Hilltribe prisoners at Chiang Rai Central Prison whom I've visited say that conditions at the prison have improved, and are better than at other prisons in Thailand. Of the approximate 4,000 inmates, more than 50% are hilltribe people.

Conditions at Lard Yao women's prison in Bangkok have deteriorated even more this year from the already overcrowded situation and strict regime of previous years. There are serious delays with mail sent to prisoners getting in and out, far worse than at other prisons. Construction is now going on in the visitor's area, making already poor visiting conditions even worse.

There are now 25 Akha hilltribe women at Bangkok Women's prison, and many Hmong, Karen, Lahu, Yao and other hilltribes, as well as many women from Myanmar. One Akha woman has a baby with her in prison, and not enough milk to feed her baby. One Lahu woman in the prison's sickroom is blind and cannot walk properly.

Mee Ju, a young Akha woman in Lard Yao, studied law and graduated last year while in prison. She is now writing a petition to the King on behalf of hilltribe prisoners.

Many hilltribe men are imprisoned in Klong Prem, Bangkwang, Klong Pai, Youth Central Prison in Pathumthani, and other prisons very far away from their homes where their families have no chance to visit them.

On a visit to Klong Pai Prison hilltribe inmates told me that conditions had improved a little over recent years. However, there appears to be a big problem with HIV infection amongst inmates, and no medicines to treat it. An Akha man, Rattanachai Kiatshie, works as an assistant in the prison hospital. Moses Saengpo, from Wa State, Myanmar, is in the hospital with AIDS. He is in a very weak condition. About 50 inmates in the hospital have HIV/AIDS. About 30 have TB, and there is one case of leprosy.

In such desperate conditions prisoners are now awaiting the 60th anniversary of the King of Thailand's reign on 9th June when an amnesty for prisoners is widely anticipated. Two years ago I sent a petition on behalf of hilltribe prisoners to the King, and I received an acknowledgement from the King's Office. Hopefully there will soon be some good news, and some free prisoners.
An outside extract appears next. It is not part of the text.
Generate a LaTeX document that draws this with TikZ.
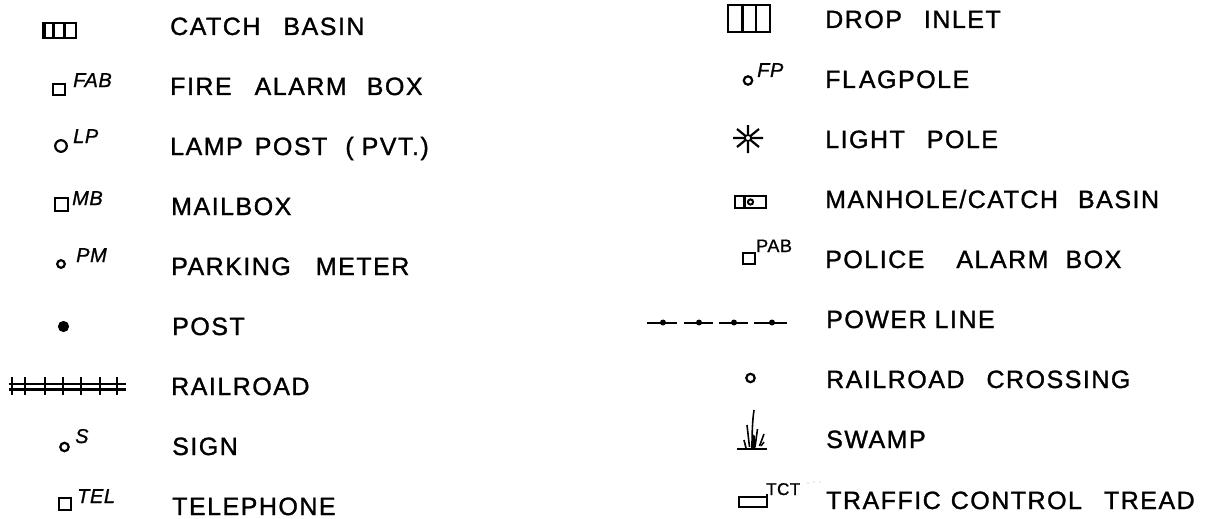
\documentclass[tikz,border=0pt]{standalone}
\usepackage{fontspec}
\newfontfamily\labfont[LetterSpace=6,FakeBold=1.2]{Liberation Sans}
\newfontfamily\supfont[LetterSpace=3,FakeBold=1]{Liberation Sans}
\newcommand{\wg}[1]{\hspace{#1pt}}
\tikzset{
  lab/.style={anchor=base west, inner sep=0pt, font=\labfont\fontsize{25}{25}\selectfont},
  itsup/.style={anchor=base west, inner sep=0pt, font=\supfont\itshape\fontsize{20}{20}\selectfont},
  upsup/.style={anchor=base west, inner sep=0pt, font=\supfont\fontsize{18}{18}\selectfont},
  sym/.style={line width=2.2pt, draw=black},
  heavy/.style={line width=2.9pt, draw=black},
}
\begin{document}
\begin{tikzpicture}[x=1pt,y=-1pt]
\useasboundingbox (0,0) rectangle (1207,519);
% ---------- left column labels
\node[lab] (l1) at (170,35)  {CATCH\wg{23}BASIN};
\node[lab] (l2) at (170,95)  {FIRE\wg{23}ALARM\wg{20}BOX};
\node[lab] (l3) at (170,155) {LAMP\wg{12}POST\wg{18}(\wg{8}PVT.)};
\node[lab] (l4) at (171,215) {MAILBOX};
\node[lab] (l5) at (171,275) {PARKING\wg{25}METER};
\node[lab] (l6) at (172,335) {POST};
\node[lab] (l7) at (171,395) {RAILROAD};
\node[lab] (l8) at (172,455) {SIGN};
\node[lab] (l9) at (172,515) {TELEPHONE};
% ---------- right column labels
\node[lab] (r1) at (825,28)  {DROP\wg{22}INLET};
\node[lab] (r2) at (825,88)  {FL\wg{3}AGPOLE};
\node[lab] (r3) at (825,148) {LIGHT\wg{22}POLE};
\node[lab] (r4) at (825,208) {MANHOLE/CATCH\wg{20}BASIN};
\node[lab] (r5) at (825,268) {POLICE\wg{32}ALARM\wg{17}BOX};
\node[lab] (r6) at (826,328) {POWER\wg{8}LINE};
\node[lab] (r7) at (826,388) {RAILROAD\wg{22}CROSSING};
\node[lab] (r8) at (826,448) {SWAMP};
\node[lab] (r9) at (826,509) {TRAFFIC\wg{10}CONTROL\wg{22}TREAD};
% ---------- left symbols
% catch basin
\draw[heavy] (43,23) rectangle (76,38);
\draw[heavy] (53.5,23) -- (53.5,38) (64.5,23) -- (64.5,38);
\draw[line width=1.5pt] (45,23) -- (45,38);
% fire alarm box
\draw[sym] (53,84) rectangle (65,95);
\node[itsup] (sFAB) at (73,87) {FAB};
% lamp post
\draw[sym] (61,146) circle (5.8);
\node[itsup] (sLP) at (73,143) {LP};
% mailbox
\draw[sym] (55,198) rectangle (68,211);
\node[itsup] (sMB) at (72,205) {MB};
% parking meter
\draw[sym] (61,264) circle (3.8);
\node[itsup] (sPM) at (76,262) {PM};
% post
\fill (63.5,326.5) circle (5.6);
% railroad
\draw[sym] (9,384) -- (126,384) (9,389.5) -- (126,389.5);
\foreach \xx in {12,25,45,63,81,100,117} \draw[sym] (\xx,377) -- (\xx,395);
% sign
\draw[sym] (64.5,447) circle (4.2);
\node[itsup] (sS) at (75,443) {S};
% telephone
\draw[sym] (59,498) rectangle (71,510);
\node[itsup] (sTEL) at (77,503) {TEL};
% ---------- right symbols
% drop inlet
\draw[heavy] (728,5) rectangle (770,32);
\draw[heavy] (742.5,5) -- (742.5,32) (756,5) -- (756,32);
% flagpole
\draw[sym] (748,80.5) circle (4.2);
\node[itsup] (sFP) at (757,77) {FP};
% light pole
\draw[sym] (733,138) -- (763,138) (748,125) -- (748,153)
           (737,129) -- (759,147) (759,129) -- (737,147);
\draw[line width=1.6pt, fill=white] (748,138) circle (3);
% manhole / catch basin
\draw[heavy] (735,196) rectangle (766,208);
\draw[heavy] (744.5,196) -- (744.5,208);
\draw[line width=2pt] (750.5,202) circle (2.6);
% police alarm box
\draw[sym] (743,253) rectangle (755,264);
\node[upsup] (sPAB) at (756,252) {PAB};
% power line
\draw[line width=2.4pt] (647,323) -- (677,323) (684,323) -- (713,323)
      (719,323) -- (748,323) (754,323) -- (787,323);
\foreach \xx in {663,699,734,772} \fill (\xx,322.5) circle (3);
% railroad crossing
\draw[sym] (750.5,378) circle (4.2);
% swamp
\draw[line width=2.2pt] (737,449) -- (767,449);
\draw[line width=1.6pt] (752,448) .. controls (752,432) and (752.5,420) .. (754,410);
\draw[line width=1.6pt] (747,425) -- (749.5,447);
\draw[line width=1.6pt] (744,440) -- (746,448);
\draw[line width=1.6pt] (757.5,429) -- (755,447);
\draw[line width=1.6pt] (764,434) -- (759.5,446);
\draw[line width=1.4pt] (764,442) -- (761,446);
\fill (751.5,448) -- (752.5,434) -- (755,436) -- (755.5,448) -- cycle;
% traffic control tread
\draw[sym] (739,497) rectangle (767,507);
\draw[sym] (767,494) -- (767,507);
\node[upsup, font=\supfont\fontsize{17}{17}\selectfont] (sTCT) at (766,495) {TCT};
\foreach \xx/\yy in {808/483,814/482,820/482} \fill[gray!60] (\xx,\yy) circle (0.7);
\end{tikzpicture}
\end{document}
With a present prison population of about 350,000 in Thai prisons conditions are very overcrowded. Over 80% of cases involve drugs. A large increase in the prison population came a few years ago with Prime Minister Taksin Shinawatra's aggresive "war on drugs". Officials admit that a large number of inmates are actually innocent of charges against them. We hope that as the Ministry of Justice works out the present political mess, it also straightens out the application of justice for people in Thailand.